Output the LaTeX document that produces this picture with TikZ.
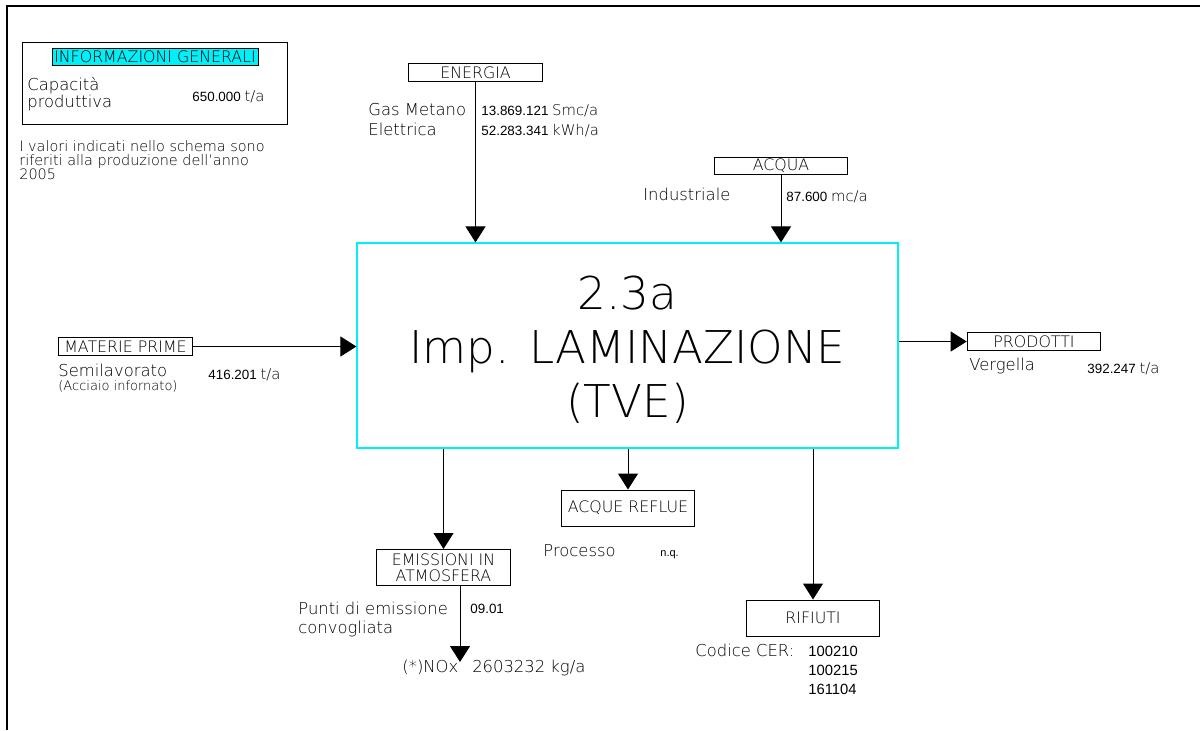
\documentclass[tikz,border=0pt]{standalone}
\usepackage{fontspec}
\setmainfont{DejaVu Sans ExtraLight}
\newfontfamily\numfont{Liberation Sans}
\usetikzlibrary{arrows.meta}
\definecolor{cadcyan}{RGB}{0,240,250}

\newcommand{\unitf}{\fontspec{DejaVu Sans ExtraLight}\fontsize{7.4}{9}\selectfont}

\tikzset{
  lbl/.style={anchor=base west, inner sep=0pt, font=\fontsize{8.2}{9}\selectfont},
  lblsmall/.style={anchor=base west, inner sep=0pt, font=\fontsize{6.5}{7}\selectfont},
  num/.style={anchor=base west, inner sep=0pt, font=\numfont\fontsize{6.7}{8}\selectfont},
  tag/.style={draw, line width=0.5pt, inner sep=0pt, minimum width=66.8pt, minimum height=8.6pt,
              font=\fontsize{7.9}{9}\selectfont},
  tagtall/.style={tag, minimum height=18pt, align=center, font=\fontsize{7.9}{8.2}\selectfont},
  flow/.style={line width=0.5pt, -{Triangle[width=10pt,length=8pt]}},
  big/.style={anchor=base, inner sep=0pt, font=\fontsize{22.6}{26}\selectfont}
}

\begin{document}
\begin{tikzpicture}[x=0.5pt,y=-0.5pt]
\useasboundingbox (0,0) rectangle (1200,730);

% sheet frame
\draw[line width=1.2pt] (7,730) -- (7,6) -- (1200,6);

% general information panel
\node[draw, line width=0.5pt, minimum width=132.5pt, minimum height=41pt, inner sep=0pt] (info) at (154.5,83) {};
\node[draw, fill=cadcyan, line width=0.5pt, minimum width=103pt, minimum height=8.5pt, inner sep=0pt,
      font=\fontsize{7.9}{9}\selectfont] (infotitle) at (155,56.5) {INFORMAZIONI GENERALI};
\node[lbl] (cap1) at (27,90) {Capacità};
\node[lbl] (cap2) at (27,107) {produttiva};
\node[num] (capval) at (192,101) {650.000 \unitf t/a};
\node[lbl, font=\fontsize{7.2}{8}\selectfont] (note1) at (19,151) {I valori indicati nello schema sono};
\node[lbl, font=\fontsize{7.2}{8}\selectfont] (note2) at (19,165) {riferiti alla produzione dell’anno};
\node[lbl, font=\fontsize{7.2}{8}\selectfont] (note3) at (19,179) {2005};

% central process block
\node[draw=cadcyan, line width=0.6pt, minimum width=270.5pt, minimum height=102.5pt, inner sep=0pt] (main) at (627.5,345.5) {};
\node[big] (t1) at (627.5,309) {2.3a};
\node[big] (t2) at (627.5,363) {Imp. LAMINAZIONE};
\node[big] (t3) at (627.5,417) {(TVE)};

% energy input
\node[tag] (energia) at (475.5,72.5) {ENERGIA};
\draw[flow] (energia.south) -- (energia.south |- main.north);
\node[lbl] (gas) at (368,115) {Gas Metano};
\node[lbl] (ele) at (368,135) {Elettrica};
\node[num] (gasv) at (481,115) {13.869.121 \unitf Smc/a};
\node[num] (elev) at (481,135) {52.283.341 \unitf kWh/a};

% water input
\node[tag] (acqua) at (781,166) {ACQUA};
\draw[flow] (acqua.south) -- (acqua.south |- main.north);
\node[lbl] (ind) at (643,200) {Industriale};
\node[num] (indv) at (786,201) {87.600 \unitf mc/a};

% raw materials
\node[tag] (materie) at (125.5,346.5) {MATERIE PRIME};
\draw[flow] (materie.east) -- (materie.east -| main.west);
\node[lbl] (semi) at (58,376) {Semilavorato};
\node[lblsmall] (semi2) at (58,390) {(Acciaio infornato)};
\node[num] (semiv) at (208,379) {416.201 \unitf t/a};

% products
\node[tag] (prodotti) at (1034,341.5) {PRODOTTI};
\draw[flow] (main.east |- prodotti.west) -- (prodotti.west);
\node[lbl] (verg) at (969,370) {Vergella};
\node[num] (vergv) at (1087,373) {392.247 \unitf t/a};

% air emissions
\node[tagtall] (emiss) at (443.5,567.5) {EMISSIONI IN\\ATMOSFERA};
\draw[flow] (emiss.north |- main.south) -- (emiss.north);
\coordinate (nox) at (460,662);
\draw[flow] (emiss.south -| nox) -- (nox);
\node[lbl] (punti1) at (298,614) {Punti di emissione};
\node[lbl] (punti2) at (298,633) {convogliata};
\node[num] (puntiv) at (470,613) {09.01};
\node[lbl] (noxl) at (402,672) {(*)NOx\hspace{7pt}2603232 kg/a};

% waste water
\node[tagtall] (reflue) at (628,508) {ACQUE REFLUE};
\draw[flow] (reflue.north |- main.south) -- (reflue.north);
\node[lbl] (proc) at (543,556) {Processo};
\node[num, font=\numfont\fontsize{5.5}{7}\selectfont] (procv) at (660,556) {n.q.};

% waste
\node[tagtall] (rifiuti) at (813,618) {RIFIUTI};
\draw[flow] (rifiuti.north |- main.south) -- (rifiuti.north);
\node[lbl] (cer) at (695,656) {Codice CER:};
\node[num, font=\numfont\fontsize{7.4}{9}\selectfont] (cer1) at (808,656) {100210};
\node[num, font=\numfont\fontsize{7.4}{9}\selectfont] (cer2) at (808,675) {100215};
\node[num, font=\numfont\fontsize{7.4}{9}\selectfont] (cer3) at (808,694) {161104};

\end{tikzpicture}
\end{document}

### Required task
Please take the lines from the beginning of the data above through the line holding "(0,0) rectangle (1200,730);" and transcribe them exactly, without any pictures.

### Correct output
Output the LaTeX document that produces this picture with TikZ.
\documentclass[tikz,border=0pt]{standalone}
\usepackage{fontspec}
\setmainfont{DejaVu Sans ExtraLight}
\newfontfamily\numfont{Liberation Sans}
\usetikzlibrary{arrows.meta}
\definecolor{cadcyan}{RGB}{0,240,250}

\newcommand{\unitf}{\fontspec{DejaVu Sans ExtraLight}\fontsize{7.4}{9}\selectfont}

\tikzset{
  lbl/.style={anchor=base west, inner sep=0pt, font=\fontsize{8.2}{9}\selectfont},
  lblsmall/.style={anchor=base west, inner sep=0pt, font=\fontsize{6.5}{7}\selectfont},
  num/.style={anchor=base west, inner sep=0pt, font=\numfont\fontsize{6.7}{8}\selectfont},
  tag/.style={draw, line width=0.5pt, inner sep=0pt, minimum width=66.8pt, minimum height=8.6pt,
              font=\fontsize{7.9}{9}\selectfont},
  tagtall/.style={tag, minimum height=18pt, align=center, font=\fontsize{7.9}{8.2}\selectfont},
  flow/.style={line width=0.5pt, -{Triangle[width=10pt,length=8pt]}},
  big/.style={anchor=base, inner sep=0pt, font=\fontsize{22.6}{26}\selectfont}
}

\begin{document}
\begin{tikzpicture}[x=0.5pt,y=-0.5pt]
\useasboundingbox (0,0) rectangle (1200,730);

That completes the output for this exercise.